The control method for the equipment item management system according to Claim 9, wherein the interface (100, 103, 104) includes a buzzer (208) that emits an alarm sound,
the management means (600) transmits a message indicating that information of the wireless remote controller (206) is invalidated to the interface (100,103,104) in a case where the management means (600) determines to invalidate the information, and
the interface (100,103,104) instructs the buzzer (208) to output a sound indicating that the information from the wireless remote controller (206) is invalidated.
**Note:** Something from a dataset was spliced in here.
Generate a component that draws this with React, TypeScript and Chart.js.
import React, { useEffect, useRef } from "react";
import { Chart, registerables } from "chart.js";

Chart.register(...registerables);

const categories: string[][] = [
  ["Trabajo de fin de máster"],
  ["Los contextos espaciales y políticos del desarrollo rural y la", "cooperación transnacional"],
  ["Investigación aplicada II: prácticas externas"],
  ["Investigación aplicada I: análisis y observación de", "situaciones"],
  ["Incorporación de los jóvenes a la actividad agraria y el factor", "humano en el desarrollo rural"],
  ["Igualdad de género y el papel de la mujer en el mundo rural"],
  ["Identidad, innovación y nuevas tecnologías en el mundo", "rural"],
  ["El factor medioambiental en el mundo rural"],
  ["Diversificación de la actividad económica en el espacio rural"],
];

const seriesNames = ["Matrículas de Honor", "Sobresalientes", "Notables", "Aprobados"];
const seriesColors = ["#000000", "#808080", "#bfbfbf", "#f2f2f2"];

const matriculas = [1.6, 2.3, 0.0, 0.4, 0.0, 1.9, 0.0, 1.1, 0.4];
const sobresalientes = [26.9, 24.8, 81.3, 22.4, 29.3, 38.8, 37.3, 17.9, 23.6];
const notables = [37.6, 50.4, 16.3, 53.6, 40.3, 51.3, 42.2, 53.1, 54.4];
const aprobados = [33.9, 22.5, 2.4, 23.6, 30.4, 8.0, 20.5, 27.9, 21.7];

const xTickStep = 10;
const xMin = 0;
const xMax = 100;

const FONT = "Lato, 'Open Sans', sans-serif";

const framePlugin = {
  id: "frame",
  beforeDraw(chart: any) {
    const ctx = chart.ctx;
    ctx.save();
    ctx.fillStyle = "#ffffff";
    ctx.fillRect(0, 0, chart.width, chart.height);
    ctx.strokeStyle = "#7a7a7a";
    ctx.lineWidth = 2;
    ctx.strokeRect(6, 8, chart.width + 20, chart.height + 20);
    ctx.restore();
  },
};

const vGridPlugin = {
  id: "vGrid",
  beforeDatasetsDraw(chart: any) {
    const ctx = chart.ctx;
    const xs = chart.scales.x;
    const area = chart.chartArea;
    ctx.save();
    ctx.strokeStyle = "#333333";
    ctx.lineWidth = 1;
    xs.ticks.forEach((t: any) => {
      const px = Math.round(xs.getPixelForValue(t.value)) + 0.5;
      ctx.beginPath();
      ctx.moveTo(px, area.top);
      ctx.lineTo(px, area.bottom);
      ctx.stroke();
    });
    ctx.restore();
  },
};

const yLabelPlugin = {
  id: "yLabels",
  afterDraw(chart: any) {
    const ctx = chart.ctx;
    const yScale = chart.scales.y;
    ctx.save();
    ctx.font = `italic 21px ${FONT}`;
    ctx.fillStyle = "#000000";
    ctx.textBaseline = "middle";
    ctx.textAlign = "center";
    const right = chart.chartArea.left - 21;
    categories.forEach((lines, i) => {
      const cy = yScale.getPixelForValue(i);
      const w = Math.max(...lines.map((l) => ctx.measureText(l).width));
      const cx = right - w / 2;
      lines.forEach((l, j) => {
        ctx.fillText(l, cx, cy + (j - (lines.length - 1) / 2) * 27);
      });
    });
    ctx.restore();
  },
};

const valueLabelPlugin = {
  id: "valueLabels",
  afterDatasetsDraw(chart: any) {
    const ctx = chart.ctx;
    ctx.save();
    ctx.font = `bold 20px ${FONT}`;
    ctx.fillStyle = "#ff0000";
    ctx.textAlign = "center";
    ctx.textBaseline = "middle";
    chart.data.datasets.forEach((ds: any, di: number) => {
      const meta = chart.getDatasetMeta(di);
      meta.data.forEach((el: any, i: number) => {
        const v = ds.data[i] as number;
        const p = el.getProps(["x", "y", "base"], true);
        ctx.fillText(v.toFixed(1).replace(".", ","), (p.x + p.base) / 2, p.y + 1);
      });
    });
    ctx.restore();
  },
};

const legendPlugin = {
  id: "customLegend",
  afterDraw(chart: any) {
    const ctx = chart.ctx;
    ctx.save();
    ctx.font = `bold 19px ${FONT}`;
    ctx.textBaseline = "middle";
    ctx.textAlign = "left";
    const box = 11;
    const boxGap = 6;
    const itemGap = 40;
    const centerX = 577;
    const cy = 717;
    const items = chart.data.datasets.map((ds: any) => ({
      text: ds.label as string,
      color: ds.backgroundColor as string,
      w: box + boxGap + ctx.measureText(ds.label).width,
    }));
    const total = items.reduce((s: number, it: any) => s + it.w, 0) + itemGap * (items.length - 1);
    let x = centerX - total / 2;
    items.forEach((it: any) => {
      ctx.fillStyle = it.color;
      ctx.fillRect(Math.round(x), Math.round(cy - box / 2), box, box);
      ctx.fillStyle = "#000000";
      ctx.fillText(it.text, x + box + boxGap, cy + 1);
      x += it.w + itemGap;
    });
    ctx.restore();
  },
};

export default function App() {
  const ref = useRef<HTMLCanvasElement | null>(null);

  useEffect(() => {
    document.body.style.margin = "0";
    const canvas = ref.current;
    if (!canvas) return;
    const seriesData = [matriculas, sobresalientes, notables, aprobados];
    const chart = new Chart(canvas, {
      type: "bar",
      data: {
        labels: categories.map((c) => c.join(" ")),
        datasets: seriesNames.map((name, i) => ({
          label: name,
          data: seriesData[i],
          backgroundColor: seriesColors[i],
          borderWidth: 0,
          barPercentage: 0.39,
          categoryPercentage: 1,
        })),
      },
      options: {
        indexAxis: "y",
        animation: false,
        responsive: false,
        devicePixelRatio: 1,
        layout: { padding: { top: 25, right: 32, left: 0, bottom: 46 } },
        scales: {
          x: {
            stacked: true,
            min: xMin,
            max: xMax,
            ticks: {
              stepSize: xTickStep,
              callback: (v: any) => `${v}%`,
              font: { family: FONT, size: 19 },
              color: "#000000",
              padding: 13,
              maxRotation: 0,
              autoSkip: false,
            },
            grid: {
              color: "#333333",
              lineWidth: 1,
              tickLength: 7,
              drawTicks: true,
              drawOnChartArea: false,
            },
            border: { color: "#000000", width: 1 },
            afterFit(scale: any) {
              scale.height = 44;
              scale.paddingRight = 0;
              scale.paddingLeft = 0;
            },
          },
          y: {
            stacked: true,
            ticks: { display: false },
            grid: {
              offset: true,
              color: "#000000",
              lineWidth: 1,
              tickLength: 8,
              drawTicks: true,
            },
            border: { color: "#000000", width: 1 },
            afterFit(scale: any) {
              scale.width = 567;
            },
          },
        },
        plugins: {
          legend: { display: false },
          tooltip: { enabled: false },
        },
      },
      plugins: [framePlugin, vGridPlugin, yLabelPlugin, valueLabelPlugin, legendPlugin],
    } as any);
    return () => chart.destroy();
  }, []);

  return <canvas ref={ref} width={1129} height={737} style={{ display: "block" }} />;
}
The control method for the equipment item management system according to any one of Claims 7 to 10, wherein the management means (600) sequentially transmits commands according to a plurality of optical communication methods corresponding to a plurality of types of air conditioners to the second air conditioner (301,311), receives a signal indicating an operation state of the second air conditioner from the second air conditioner, and specifies a command according to an optical communication method for controlling the second air conditioner based on the signal.